From the records below, please print only the lines from the one containing "Write a Python" through the one containing "34.40, 34.70, 34.68]", both included. Skip the pictures.

Records for processing
━━━━━━━━━━━━━━━━

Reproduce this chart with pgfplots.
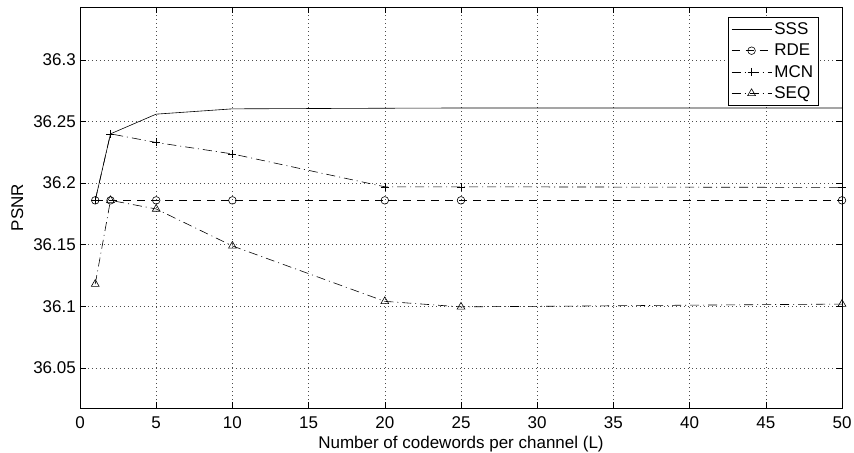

━━━━━━━━━━━━━━━━

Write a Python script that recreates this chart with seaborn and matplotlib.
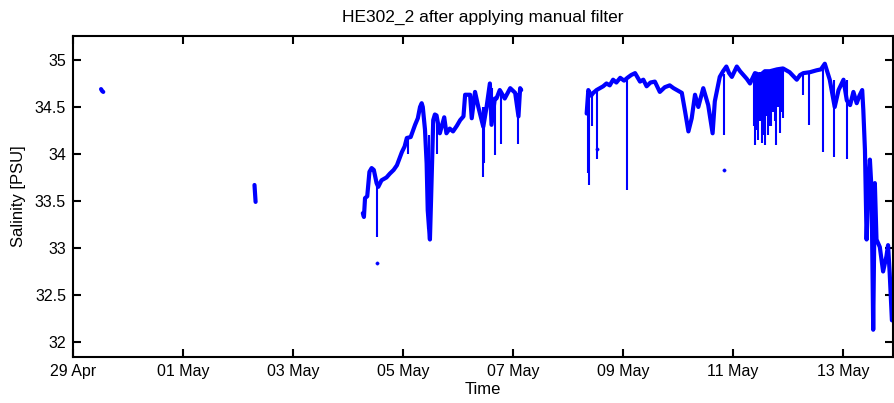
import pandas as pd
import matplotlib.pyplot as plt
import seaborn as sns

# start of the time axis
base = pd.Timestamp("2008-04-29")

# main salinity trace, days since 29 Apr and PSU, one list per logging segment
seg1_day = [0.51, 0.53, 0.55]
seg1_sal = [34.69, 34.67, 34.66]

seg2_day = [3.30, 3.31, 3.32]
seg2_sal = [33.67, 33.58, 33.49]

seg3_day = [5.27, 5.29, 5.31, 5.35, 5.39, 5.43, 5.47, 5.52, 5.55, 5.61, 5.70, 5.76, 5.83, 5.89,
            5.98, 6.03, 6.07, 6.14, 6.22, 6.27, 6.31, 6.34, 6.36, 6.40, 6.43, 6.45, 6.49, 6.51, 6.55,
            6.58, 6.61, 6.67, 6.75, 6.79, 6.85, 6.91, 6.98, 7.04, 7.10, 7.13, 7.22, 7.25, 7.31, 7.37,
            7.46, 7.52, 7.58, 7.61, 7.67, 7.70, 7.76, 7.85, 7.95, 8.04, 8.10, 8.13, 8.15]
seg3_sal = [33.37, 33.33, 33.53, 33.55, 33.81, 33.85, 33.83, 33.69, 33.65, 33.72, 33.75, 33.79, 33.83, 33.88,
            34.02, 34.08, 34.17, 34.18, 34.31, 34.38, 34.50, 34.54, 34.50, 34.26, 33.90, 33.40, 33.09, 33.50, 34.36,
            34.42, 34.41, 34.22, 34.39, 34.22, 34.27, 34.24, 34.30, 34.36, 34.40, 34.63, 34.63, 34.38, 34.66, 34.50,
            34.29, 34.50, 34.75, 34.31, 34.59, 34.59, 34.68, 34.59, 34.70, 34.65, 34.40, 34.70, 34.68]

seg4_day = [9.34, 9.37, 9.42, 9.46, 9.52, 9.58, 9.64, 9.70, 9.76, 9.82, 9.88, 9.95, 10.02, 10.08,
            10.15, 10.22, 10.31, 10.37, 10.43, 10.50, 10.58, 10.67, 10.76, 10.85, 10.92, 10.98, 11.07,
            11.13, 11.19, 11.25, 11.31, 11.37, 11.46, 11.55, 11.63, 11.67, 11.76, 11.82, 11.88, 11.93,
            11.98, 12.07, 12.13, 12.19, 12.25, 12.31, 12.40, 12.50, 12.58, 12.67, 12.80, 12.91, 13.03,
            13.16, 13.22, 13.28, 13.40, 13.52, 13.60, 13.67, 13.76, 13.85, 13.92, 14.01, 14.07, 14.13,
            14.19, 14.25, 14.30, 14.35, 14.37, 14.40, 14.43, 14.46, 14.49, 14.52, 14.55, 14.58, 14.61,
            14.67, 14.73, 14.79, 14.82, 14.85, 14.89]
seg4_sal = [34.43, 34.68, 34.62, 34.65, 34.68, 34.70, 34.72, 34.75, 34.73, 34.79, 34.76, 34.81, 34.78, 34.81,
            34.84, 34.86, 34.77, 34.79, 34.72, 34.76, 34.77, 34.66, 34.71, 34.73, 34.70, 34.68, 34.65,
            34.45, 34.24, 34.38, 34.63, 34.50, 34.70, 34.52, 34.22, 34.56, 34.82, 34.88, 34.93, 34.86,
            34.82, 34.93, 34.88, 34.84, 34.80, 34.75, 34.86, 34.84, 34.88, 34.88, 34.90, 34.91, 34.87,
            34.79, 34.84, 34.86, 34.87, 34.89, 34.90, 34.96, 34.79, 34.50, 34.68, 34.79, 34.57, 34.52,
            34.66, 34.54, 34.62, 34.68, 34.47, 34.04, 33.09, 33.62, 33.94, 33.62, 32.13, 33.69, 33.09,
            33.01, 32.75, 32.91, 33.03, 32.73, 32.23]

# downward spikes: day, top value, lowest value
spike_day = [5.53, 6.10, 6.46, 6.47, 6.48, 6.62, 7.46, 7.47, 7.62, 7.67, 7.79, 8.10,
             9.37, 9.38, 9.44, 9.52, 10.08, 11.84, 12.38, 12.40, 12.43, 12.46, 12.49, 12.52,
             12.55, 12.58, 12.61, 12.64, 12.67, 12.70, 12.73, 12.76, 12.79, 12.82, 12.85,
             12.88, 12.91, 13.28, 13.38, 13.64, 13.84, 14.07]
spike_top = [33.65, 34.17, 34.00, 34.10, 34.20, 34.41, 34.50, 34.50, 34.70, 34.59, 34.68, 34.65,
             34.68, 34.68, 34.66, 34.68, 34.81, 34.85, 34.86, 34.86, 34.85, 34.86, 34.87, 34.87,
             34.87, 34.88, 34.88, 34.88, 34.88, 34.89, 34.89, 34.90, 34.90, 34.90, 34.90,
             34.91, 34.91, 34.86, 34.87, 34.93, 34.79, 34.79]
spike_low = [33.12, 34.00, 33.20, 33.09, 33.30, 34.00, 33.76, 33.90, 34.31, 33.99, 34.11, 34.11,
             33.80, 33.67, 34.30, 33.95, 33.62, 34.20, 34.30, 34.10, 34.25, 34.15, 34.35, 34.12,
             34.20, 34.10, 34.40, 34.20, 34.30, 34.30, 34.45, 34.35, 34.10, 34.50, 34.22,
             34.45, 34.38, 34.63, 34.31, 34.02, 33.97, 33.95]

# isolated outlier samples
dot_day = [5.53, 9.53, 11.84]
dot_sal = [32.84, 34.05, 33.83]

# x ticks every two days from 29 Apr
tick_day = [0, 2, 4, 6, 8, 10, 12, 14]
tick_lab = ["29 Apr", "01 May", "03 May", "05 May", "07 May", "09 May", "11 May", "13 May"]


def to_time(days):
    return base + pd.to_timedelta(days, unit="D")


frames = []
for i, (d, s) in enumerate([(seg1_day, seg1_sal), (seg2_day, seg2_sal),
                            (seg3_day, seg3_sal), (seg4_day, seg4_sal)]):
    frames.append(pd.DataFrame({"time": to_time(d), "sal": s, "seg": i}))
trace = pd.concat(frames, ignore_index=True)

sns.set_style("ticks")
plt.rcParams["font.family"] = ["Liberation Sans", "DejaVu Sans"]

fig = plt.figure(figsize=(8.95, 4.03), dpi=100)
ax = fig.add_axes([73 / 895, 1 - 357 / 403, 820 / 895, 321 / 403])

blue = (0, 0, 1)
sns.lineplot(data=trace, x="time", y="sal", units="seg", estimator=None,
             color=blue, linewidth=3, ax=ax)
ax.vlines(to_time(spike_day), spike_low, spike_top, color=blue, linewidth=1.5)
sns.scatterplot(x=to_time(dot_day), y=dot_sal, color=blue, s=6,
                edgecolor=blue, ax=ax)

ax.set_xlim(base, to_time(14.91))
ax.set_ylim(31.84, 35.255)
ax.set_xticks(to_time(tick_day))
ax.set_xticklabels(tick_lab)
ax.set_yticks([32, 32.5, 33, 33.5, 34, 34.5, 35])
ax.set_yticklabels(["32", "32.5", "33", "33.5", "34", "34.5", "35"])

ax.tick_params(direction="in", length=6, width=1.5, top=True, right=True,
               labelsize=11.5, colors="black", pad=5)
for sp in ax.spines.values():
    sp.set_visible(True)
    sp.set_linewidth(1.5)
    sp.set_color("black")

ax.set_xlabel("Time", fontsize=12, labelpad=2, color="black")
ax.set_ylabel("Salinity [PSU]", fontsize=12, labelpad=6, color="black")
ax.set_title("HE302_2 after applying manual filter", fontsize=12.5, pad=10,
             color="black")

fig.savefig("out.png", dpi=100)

━━━━━━━━━━━━━━━━

Response
Write a Python script that recreates this chart with seaborn and matplotlib.
import pandas as pd
import matplotlib.pyplot as plt
import seaborn as sns

# start of the time axis
base = pd.Timestamp("2008-04-29")

# main salinity trace, days since 29 Apr and PSU, one list per logging segment
seg1_day = [0.51, 0.53, 0.55]
seg1_sal = [34.69, 34.67, 34.66]

seg2_day = [3.30, 3.31, 3.32]
seg2_sal = [33.67, 33.58, 33.49]

seg3_day = [5.27, 5.29, 5.31, 5.35, 5.39, 5.43, 5.47, 5.52, 5.55, 5.61, 5.70, 5.76, 5.83, 5.89,
            5.98, 6.03, 6.07, 6.14, 6.22, 6.27, 6.31, 6.34, 6.36, 6.40, 6.43, 6.45, 6.49, 6.51, 6.55,
            6.58, 6.61, 6.67, 6.75, 6.79, 6.85, 6.91, 6.98, 7.04, 7.10, 7.13, 7.22, 7.25, 7.31, 7.37,
            7.46, 7.52, 7.58, 7.61, 7.67, 7.70, 7.76, 7.85, 7.95, 8.04, 8.10, 8.13, 8.15]
seg3_sal = [33.37, 33.33, 33.53, 33.55, 33.81, 33.85, 33.83, 33.69, 33.65, 33.72, 33.75, 33.79, 33.83, 33.88,
            34.02, 34.08, 34.17, 34.18, 34.31, 34.38, 34.50, 34.54, 34.50, 34.26, 33.90, 33.40, 33.09, 33.50, 34.36,
            34.42, 34.41, 34.22, 34.39, 34.22, 34.27, 34.24, 34.30, 34.36, 34.40, 34.63, 34.63, 34.38, 34.66, 34.50,
            34.29, 34.50, 34.75, 34.31, 34.59, 34.59, 34.68, 34.59, 34.70, 34.65, 34.40, 34.70, 34.68]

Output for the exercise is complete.